**WRITTEN INSTRUCTION**
Copy out the listing that follows, exactly, without its pictures.

**DATA EXTRACT**
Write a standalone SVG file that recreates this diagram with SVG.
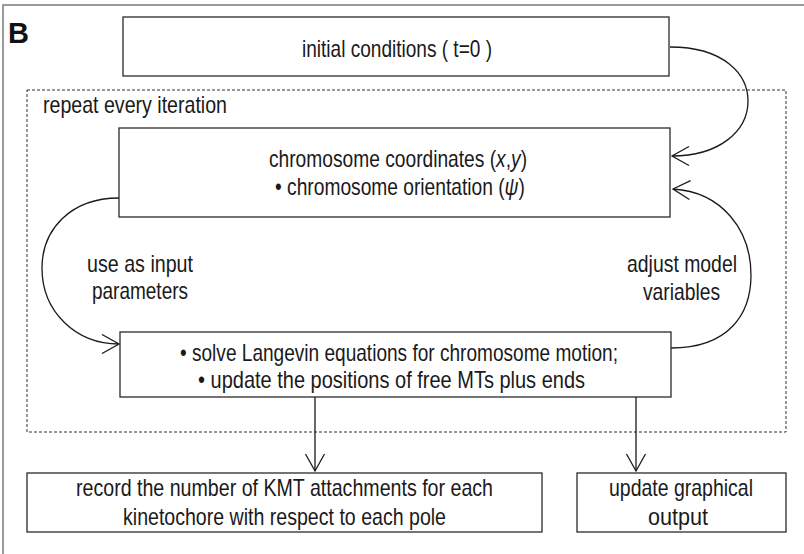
<svg xmlns="http://www.w3.org/2000/svg" width="804" height="554" viewBox="0 0 804 554">
<defs>
<style>
.frame{fill:none;stroke:#7a7a7a;stroke-width:1.5}
.box{fill:#fff;stroke:#2a2a2a;stroke-width:1.3}
.dash{fill:none;stroke:#333;stroke-width:1;stroke-dasharray:3 2}
.con{fill:none;stroke:#1a1a1a;stroke-width:1.3}
.t{font-family:"Liberation Sans",Arial,sans-serif;font-size:24px;fill:#1a1a1a}
.c{text-anchor:middle}
.i{font-style:italic}
.lbl{font-family:"Liberation Sans",Arial,sans-serif;font-size:29px;font-weight:bold;fill:#111}
</style>
<marker id="arr" markerUnits="userSpaceOnUse" viewBox="-20 -12 22 24" markerWidth="22" markerHeight="24" refX="0" refY="0" orient="auto" overflow="visible">
<path d="M-17,-9.5 L0,0 L-17,9.5" fill="none" stroke="#1a1a1a" stroke-width="1.3"/>
</marker>
</defs>
<rect width="804" height="554" fill="#fff"/>
<path class="frame" d="M3,560 V5 H810"/>
<text class="lbl" x="8" y="43">B</text>

<g id="loop">
<rect class="dash" x="27" y="90" width="759" height="342"/>
<text class="t" x="43" y="113" textLength="184" lengthAdjust="spacingAndGlyphs">repeat every iteration</text>
</g>

<g id="connectors">
<path class="con" d="M670,47 C725,47 748,75 748,101 C748,132 718,156 672,156" marker-end="url(#arr)"/>
<path class="con" d="M671,348 C728,348 751,315 751,275 C751,230 722,192 673,189" marker-end="url(#arr)"/>
<path class="con" d="M119,198 C70,198 42,230 42,268 C42,312 76,344 119,344" marker-end="url(#arr)"/>
<path class="con" d="M315,397 V471" marker-end="url(#arr)"/>
<path class="con" d="M636,397 V471" marker-end="url(#arr)"/>
<text class="t c" x="140" y="272" textLength="106" lengthAdjust="spacingAndGlyphs">use as input</text>
<text class="t c" x="140" y="299" textLength="96" lengthAdjust="spacingAndGlyphs">parameters</text>
<text class="t c" x="682" y="272" textLength="110" lengthAdjust="spacingAndGlyphs">adjust model</text>
<text class="t c" x="681.5" y="300" textLength="77" lengthAdjust="spacingAndGlyphs">variables</text>
</g>

<g id="init">
<rect class="box" x="123" y="17" width="546" height="59"/>
<text class="t c" x="397" y="57" textLength="190" lengthAdjust="spacingAndGlyphs">initial conditions ( t=0 )</text>
</g>

<g id="chromosome">
<rect class="box" x="119" y="128" width="551" height="89"/>
<text class="t c" transform="translate(398,167) scale(0.8,1)" x="0" y="0">chromosome coordinates (<tspan class="i">x</tspan>,<tspan class="i">y</tspan>)</text>
<text class="t c" transform="translate(400,195) scale(0.8,1)" x="0" y="0">• chromosome orientation (<tspan class="i">ψ</tspan>)</text>
</g>

<g id="solve">
<rect class="box" x="120" y="332" width="551" height="65"/>
<text class="t c" x="399" y="361" textLength="438" lengthAdjust="spacingAndGlyphs">• solve Langevin equations for chromosome motion;</text>
<text class="t c" x="391.5" y="388" textLength="387" lengthAdjust="spacingAndGlyphs">• update the positions of free MTs plus ends</text>
</g>

<g id="record">
<rect class="box" x="27" y="473" width="515" height="59"/>
<text class="t c" x="284.5" y="496" textLength="417" lengthAdjust="spacingAndGlyphs">record the number of KMT attachments for each</text>
<text class="t c" x="284.5" y="525" textLength="323" lengthAdjust="spacingAndGlyphs">kinetochore with respect to each pole</text>
</g>

<g id="graphical">
<rect class="box" x="577" y="473" width="209" height="59"/>
<text class="t c" x="681" y="496" textLength="144" lengthAdjust="spacingAndGlyphs">update graphical</text>
<text class="t c" x="678" y="525" textLength="60" lengthAdjust="spacingAndGlyphs">output</text>
</g>
</svg>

**EXERCISE OUTPUT**
Write a standalone SVG file that recreates this diagram with SVG.
<svg xmlns="http://www.w3.org/2000/svg" width="804" height="554" viewBox="0 0 804 554">
<defs>
<style>
.frame{fill:none;stroke:#7a7a7a;stroke-width:1.5}
.box{fill:#fff;stroke:#2a2a2a;stroke-width:1.3}
.dash{fill:none;stroke:#333;stroke-width:1;stroke-dasharray:3 2}
.con{fill:none;stroke:#1a1a1a;stroke-width:1.3}
.t{font-family:"Liberation Sans",Arial,sans-serif;font-size:24px;fill:#1a1a1a}
.c{text-anchor:middle}
.i{font-style:italic}
.lbl{font-family:"Liberation Sans",Arial,sans-serif;font-size:29px;font-weight:bold;fill:#111}
</style>
<marker id="arr" markerUnits="userSpaceOnUse" viewBox="-20 -12 22 24" markerWidth="22" markerHeight="24" refX="0" refY="0" orient="auto" overflow="visible">
<path d="M-17,-9.5 L0,0 L-17,9.5" fill="none" stroke="#1a1a1a" stroke-width="1.3"/>
</marker>
</defs>
<rect width="804" height="554" fill="#fff"/>
<path class="frame" d="M3,560 V5 H810"/>
<text class="lbl" x="8" y="43">B</text>

<g id="loop">
<rect class="dash" x="27" y="90" width="759" height="342"/>
<text class="t" x="43" y="113" textLength="184" lengthAdjust="spacingAndGlyphs">repeat every iteration</text>
</g>

<g id="connectors">
<path class="con" d="M670,47 C725,47 748,75 748,101 C748,132 718,156 672,156" marker-end="url(#arr)"/>
<path class="con" d="M671,348 C728,348 751,315 751,275 C751,230 722,192 673,189" marker-end="url(#arr)"/>
<path class="con" d="M119,198 C70,198 42,230 42,268 C42,312 76,344 119,344" marker-end="url(#arr)"/>
<path class="con" d="M315,397 V471" marker-end="url(#arr)"/>
<path class="con" d="M636,397 V471" marker-end="url(#arr)"/>
<text class="t c" x="140" y="272" textLength="106" lengthAdjust="spacingAndGlyphs">use as input</text>
<text class="t c" x="140" y="299" textLength="96" lengthAdjust="spacingAndGlyphs">parameters</text>
<text class="t c" x="682" y="272" textLength="110" lengthAdjust="spacingAndGlyphs">adjust model</text>
<text class="t c" x="681.5" y="300" textLength="77" lengthAdjust="spacingAndGlyphs">variables</text>
</g>

<g id="init">
<rect class="box" x="123" y="17" width="546" height="59"/>
<text class="t c" x="397" y="57" textLength="190" lengthAdjust="spacingAndGlyphs">initial conditions ( t=0 )</text>
</g>

<g id="chromosome">
<rect class="box" x="119" y="128" width="551" height="89"/>
<text class="t c" transform="translate(398,167) scale(0.8,1)" x="0" y="0">chromosome coordinates (<tspan class="i">x</tspan>,<tspan class="i">y</tspan>)</text>
<text class="t c" transform="translate(400,195) scale(0.8,1)" x="0" y="0">• chromosome orientation (<tspan class="i">ψ</tspan>)</text>
</g>

<g id="solve">
<rect class="box" x="120" y="332" width="551" height="65"/>
<text class="t c" x="399" y="361" textLength="438" lengthAdjust="spacingAndGlyphs">• solve Langevin equations for chromosome motion;</text>
<text class="t c" x="391.5" y="388" textLength="387" lengthAdjust="spacingAndGlyphs">• update the positions of free MTs plus ends</text>
</g>

<g id="record">
<rect class="box" x="27" y="473" width="515" height="59"/>
<text class="t c" x="284.5" y="496" textLength="417" lengthAdjust="spacingAndGlyphs">record the number of KMT attachments for each</text>
<text class="t c" x="284.5" y="525" textLength="323" lengthAdjust="spacingAndGlyphs">kinetochore with respect to each pole</text>
</g>

<g id="graphical">
<rect class="box" x="577" y="473" width="209" height="59"/>
<text class="t c" x="681" y="496" textLength="144" lengthAdjust="spacingAndGlyphs">update graphical</text>
<text class="t c" x="678" y="525" textLength="60" lengthAdjust="spacingAndGlyphs">output</text>
</g>
</svg>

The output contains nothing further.